9. Duurzaamheid en gezondheid
Niet alle duurzame keuzes zijn automatisch gezond. Denk aan slecht onderhouden ventilatiesystemen die luchtkwaliteit verslechteren, of pelletkachels die lokaal fijnstof kunnen veroorzaken. Ook de productie van batterijen brengt risico’s voor arbeiders en omwonenden met zich mee. Bij het beoordelen van duurzaamheid moet gezondheid daarom een belangrijk criterium zijn.
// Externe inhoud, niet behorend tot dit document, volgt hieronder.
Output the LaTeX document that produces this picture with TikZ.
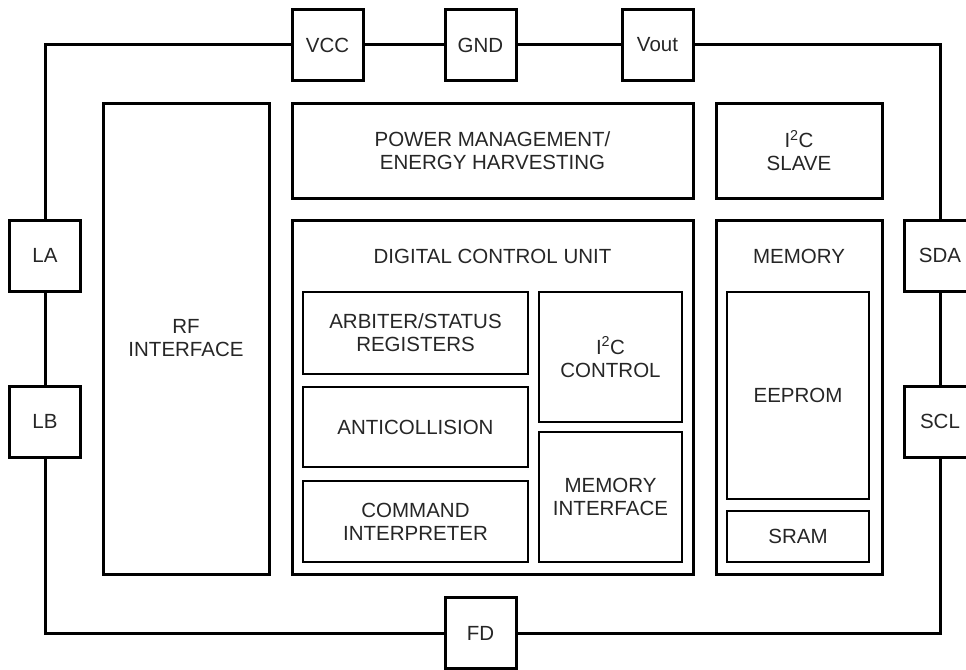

10. Toekomstperspectief: realisme boven idealisme
Duurzaamheid is geen keuze, maar noodzaak. De klimaatcrisis en stijgende energieprijzen laten zien dat we móeten veranderen. Toch is het belangrijk om realistisch te blijven. Niet elke oplossing is even groen als wordt beweerd, en niet iedereen kan dezelfde stappen zetten. De uitdaging voor 2025 en daarna is om duurzaamheid eerlijker, haalbaarder en transparanter te maken. Dat vraagt om beleid dat rekening houdt met sociale ongelijkheid, om technologie die écht duurzaam is in de hele keten, en om burgers die kritisch blijven kijken naar hun keuzes.
Conclusie
Duurzaamheid biedt grote kansen: lagere uitstoot, lagere kosten en een gezondere planeet. Maar er zijn ook schaduwzijden: verborgen milieuschade, hoge investeringskosten, afhankelijkheid van grondstoffen en druk op infrastructuur. Een kritische blik helpt ons de beloftes te scheiden van de realiteit. Alleen zo bouwen we aan een toekomst die niet alleen groen oogt, maar ook écht duurzaam is voor iedereen.